WORK TO DO: Find and copy lines holding "this".

GIVEN DATA:
==============================

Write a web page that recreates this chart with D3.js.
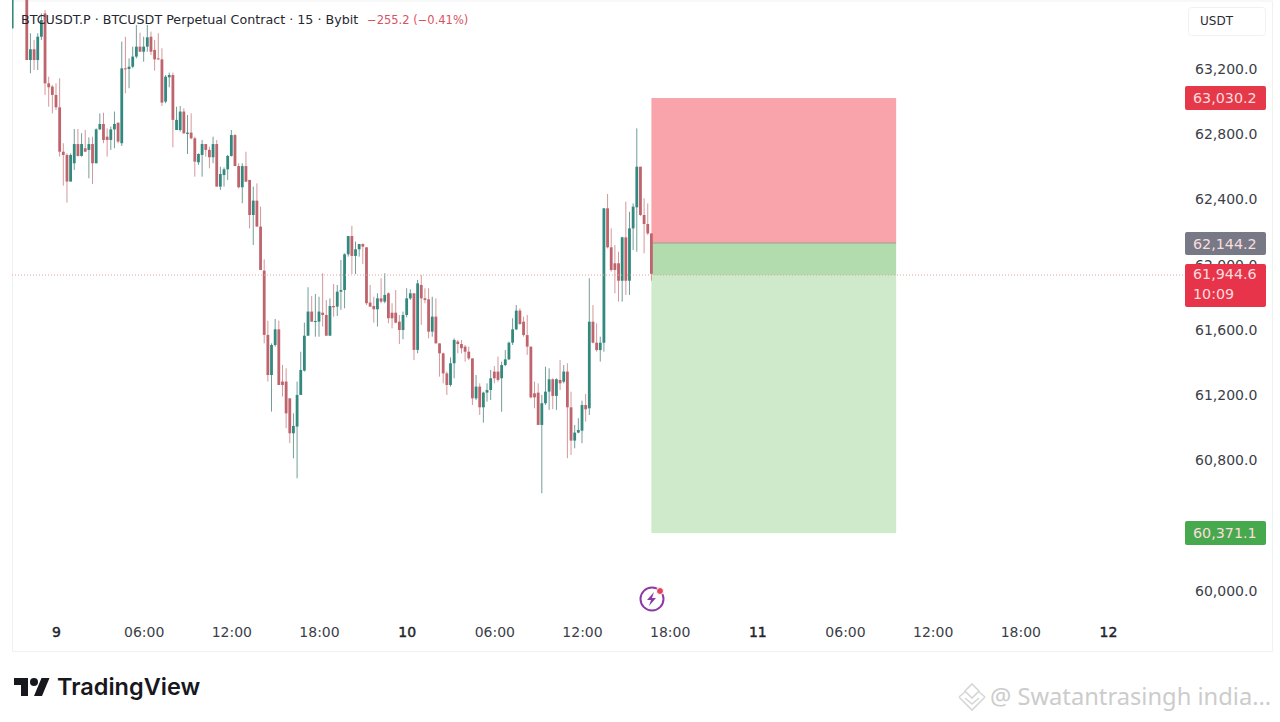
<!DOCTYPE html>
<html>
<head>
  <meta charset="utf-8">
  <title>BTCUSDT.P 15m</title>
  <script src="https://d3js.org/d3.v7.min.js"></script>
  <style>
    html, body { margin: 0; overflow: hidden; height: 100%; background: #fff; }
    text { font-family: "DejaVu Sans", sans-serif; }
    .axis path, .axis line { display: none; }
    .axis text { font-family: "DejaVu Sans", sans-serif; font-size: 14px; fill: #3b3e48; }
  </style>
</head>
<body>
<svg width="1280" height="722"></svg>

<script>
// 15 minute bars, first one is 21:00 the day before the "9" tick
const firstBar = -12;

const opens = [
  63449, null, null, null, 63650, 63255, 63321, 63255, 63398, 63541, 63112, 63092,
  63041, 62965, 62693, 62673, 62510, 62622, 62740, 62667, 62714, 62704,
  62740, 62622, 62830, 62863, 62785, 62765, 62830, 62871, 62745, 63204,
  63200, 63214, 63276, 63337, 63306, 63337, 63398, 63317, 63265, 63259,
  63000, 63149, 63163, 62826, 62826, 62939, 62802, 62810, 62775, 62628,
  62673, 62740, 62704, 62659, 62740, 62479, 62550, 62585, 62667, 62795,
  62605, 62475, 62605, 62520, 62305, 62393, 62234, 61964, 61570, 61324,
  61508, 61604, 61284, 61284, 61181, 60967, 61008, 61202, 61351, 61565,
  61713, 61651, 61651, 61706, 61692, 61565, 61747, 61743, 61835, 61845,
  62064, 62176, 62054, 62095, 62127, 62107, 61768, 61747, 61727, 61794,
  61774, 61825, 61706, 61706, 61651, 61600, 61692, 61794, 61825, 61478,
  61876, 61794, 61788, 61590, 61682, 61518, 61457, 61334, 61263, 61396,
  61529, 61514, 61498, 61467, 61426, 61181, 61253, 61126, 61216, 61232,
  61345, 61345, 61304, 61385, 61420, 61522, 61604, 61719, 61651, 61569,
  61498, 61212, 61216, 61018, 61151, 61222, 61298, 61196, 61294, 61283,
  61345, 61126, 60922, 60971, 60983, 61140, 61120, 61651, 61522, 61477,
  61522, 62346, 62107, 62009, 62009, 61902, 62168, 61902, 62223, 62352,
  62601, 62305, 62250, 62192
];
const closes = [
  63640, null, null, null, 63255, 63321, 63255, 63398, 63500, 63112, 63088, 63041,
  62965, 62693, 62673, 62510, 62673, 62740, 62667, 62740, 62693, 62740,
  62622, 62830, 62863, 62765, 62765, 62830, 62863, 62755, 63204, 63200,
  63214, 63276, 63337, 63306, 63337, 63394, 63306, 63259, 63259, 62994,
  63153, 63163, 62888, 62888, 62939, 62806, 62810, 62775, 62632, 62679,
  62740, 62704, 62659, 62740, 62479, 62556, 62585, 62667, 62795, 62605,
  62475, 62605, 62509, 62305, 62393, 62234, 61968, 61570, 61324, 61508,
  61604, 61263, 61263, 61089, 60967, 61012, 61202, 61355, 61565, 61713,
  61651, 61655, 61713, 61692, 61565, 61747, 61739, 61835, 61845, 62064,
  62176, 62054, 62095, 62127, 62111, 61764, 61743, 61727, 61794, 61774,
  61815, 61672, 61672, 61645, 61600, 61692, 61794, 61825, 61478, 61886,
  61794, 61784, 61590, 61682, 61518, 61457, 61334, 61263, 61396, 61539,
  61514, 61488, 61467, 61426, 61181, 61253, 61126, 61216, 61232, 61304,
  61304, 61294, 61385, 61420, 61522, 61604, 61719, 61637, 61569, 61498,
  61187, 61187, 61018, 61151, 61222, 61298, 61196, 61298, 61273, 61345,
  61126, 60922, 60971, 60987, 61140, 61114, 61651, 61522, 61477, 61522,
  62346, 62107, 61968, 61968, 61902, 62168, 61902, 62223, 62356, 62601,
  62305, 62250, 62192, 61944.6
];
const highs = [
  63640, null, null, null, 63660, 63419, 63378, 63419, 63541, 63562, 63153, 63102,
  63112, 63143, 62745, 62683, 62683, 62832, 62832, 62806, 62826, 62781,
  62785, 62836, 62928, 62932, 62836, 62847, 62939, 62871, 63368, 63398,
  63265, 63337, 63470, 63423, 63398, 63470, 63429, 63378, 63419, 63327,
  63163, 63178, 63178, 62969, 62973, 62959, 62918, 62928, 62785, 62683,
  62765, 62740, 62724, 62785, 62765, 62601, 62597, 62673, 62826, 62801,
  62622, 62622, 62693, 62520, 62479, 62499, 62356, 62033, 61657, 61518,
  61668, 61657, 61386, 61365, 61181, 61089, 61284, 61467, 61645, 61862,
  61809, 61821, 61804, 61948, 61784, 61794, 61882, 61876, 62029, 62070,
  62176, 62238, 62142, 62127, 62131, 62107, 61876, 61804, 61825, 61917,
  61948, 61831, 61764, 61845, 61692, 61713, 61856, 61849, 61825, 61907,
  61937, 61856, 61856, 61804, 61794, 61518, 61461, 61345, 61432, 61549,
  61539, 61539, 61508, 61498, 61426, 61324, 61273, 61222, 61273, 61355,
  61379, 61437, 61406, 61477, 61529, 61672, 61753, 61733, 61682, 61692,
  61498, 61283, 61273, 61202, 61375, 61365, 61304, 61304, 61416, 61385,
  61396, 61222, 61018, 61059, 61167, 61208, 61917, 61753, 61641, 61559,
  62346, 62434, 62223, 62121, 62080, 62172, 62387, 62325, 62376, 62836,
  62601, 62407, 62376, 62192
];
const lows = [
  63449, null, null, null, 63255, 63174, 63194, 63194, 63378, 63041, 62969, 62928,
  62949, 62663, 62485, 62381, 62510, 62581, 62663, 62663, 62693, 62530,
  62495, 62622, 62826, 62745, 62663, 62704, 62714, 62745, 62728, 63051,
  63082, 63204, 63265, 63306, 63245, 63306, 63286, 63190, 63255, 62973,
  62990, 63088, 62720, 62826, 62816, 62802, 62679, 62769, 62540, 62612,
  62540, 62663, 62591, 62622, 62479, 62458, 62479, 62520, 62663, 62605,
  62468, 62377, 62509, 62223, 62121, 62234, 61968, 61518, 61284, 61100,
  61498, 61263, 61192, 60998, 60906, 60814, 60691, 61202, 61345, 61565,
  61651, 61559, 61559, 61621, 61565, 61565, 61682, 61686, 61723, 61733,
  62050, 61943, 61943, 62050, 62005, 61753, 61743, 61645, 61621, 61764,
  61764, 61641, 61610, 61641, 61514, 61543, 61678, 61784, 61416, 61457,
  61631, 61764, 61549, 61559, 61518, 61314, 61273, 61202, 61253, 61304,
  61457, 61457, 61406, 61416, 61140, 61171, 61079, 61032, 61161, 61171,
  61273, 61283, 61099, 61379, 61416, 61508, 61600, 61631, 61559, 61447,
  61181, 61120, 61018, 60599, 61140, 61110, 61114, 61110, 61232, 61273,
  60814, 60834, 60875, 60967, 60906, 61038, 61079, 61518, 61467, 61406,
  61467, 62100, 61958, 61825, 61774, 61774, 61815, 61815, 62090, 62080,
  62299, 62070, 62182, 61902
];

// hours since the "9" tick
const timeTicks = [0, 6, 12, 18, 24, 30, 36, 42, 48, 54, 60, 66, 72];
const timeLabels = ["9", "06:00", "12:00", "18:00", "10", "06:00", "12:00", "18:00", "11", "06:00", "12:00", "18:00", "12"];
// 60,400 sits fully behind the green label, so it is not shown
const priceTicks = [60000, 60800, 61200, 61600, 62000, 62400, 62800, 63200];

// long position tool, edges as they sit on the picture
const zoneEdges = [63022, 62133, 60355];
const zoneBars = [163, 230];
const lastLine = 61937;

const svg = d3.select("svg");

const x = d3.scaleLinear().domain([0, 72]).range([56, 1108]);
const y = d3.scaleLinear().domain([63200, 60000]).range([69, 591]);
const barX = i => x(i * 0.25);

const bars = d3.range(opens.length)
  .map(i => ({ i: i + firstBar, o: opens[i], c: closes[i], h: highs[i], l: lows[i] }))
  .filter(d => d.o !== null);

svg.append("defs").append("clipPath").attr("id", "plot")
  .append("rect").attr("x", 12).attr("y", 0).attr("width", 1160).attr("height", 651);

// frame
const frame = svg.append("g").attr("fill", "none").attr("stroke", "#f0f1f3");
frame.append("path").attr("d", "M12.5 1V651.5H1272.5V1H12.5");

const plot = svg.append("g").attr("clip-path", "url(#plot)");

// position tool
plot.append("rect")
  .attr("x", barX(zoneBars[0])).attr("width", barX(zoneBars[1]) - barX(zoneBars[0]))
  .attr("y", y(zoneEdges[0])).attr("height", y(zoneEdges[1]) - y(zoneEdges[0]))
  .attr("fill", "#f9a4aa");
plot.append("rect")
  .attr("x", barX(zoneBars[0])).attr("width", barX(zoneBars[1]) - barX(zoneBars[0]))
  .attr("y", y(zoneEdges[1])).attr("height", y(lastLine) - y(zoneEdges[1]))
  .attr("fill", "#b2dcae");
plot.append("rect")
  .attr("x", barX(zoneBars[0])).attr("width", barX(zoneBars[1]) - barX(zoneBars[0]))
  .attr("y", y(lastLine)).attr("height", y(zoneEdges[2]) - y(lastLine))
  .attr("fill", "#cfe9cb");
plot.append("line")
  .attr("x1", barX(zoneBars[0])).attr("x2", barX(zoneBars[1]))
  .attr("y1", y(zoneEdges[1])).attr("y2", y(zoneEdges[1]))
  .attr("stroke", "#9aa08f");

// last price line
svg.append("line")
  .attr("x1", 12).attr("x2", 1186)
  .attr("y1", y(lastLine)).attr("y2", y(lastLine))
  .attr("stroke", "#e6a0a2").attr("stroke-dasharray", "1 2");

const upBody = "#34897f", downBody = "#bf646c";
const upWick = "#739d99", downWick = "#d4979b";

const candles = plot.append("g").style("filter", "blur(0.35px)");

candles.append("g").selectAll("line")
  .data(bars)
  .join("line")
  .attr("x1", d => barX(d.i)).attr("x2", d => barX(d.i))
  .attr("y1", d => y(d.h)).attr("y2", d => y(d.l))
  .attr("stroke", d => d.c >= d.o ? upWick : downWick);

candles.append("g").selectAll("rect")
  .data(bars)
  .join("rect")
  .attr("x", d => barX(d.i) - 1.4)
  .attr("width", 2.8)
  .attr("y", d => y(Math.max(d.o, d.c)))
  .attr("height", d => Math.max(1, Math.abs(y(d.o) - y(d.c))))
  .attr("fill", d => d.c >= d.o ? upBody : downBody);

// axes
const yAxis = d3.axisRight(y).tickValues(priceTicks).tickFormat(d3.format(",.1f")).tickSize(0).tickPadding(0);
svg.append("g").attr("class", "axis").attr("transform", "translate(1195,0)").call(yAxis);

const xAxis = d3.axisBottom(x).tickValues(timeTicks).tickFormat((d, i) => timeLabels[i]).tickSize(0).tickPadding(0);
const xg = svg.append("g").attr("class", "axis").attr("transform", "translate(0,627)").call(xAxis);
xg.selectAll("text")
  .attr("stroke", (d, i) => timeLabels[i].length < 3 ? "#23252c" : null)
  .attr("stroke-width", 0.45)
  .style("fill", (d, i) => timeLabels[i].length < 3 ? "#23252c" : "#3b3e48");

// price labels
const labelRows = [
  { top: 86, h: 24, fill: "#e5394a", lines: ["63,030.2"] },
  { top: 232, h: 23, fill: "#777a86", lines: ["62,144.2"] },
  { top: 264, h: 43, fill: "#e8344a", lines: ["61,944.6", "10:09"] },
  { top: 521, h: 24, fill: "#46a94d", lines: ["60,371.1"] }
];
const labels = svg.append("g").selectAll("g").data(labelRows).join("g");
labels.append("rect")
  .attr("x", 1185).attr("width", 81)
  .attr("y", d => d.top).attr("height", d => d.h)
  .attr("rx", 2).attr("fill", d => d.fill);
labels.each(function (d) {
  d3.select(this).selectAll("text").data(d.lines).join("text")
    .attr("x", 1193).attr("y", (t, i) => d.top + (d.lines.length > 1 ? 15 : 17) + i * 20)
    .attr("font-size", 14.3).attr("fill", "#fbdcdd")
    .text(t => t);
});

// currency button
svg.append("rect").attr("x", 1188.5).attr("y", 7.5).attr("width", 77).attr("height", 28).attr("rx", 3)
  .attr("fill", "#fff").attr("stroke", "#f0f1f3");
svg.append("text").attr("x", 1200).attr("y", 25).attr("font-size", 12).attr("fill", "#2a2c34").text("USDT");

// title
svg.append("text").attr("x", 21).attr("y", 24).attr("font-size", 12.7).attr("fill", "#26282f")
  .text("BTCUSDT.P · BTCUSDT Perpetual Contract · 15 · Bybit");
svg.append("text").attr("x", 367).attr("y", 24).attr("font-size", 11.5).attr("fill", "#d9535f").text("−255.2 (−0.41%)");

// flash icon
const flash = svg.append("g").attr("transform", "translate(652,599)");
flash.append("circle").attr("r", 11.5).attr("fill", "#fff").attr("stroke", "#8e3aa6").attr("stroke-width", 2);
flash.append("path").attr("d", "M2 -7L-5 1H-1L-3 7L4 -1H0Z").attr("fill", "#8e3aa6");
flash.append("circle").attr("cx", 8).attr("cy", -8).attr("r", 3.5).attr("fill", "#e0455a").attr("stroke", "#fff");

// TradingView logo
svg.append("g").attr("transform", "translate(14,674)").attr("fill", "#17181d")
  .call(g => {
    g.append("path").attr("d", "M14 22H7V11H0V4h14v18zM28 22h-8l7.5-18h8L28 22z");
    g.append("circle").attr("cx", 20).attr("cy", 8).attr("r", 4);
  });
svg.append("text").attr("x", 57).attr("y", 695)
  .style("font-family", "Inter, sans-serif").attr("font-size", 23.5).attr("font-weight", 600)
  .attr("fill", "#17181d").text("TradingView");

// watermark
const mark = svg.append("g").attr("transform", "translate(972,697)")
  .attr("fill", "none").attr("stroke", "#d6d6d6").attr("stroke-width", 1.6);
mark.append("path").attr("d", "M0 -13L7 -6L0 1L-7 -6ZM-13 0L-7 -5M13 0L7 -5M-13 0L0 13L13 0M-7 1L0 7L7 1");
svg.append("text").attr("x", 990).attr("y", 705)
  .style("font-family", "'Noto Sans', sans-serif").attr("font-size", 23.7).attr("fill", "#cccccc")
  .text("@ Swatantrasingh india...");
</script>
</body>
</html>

==============================

ANSWER BELOW:
Write a web page that recreates this chart with D3.js.
  d3.select(this).selectAll("text").data(d.lines).join("text")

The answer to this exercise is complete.